We need to give them a way to love others in natural, practical ways.
We need to offer them something to give their lives to that is a tangible, obvious expression of God’s love.
House Church provides these things. It is not the only model of Church. It is not the best model of Church. It is the original model of Church. It is also a culturally relevant, meaningful model of Church that is beginning to make a reemergence in the U. S. and around the world. There is a house church network in Dayton, Ohio of about 1,600 people. There is a house church network in Columbus or 4-5,000 people. There is a house church network in Grand Rapids, Michigan of about 4-5,000 people. House Churches around the world are too numerous to keep track of, much due to their necessity in persecuted nations.
House Church also provides a safe, natural way to connect seekers to God’s Kingdom. It provides neutral ground. My unbelieving dad used to tell me he couldn’t go to church, because the “roof would fall in.” He and others unbelievers don’t like sitting around for an hour or more letting a stranger tell them what to believe (albeit in entertaining or contemporary ways.) If we give them space to share their unbelief and why, then we can move the dialogue forward in sharing our own reasons for belief and how God has worked in our lives. Just giving them space to be who they are and invite them to consider where we are, encourages them toward faith instead of turning them away in rebellion or self-preservation.

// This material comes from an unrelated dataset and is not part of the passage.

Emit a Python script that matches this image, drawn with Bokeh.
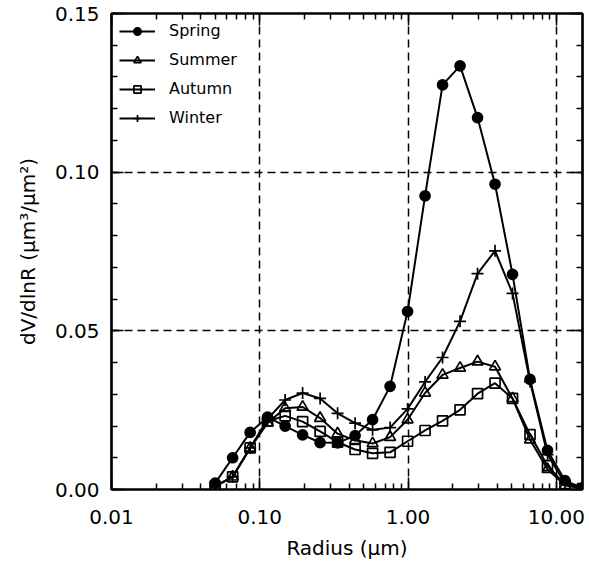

As it turns out, God has given me a passion for small groups for the purpose of discipleship and fellowship. He’s designed me to be more of a facilitator than a proclaimer. He’s given me a passion for the lost, especially those who have given up on church or have never really gone. He’s made me the kind of person that doesn’t seek the spotlight or the stage, but prefers leading smaller groups and being one of many involved. There is great reason culturally for House Church. There is great reason spiritually for House Church. There is great reason organizationally for House Church. There is great reason in my design for House Church. More than anything, though, becoming a simple expression of Christian community brings glory to God.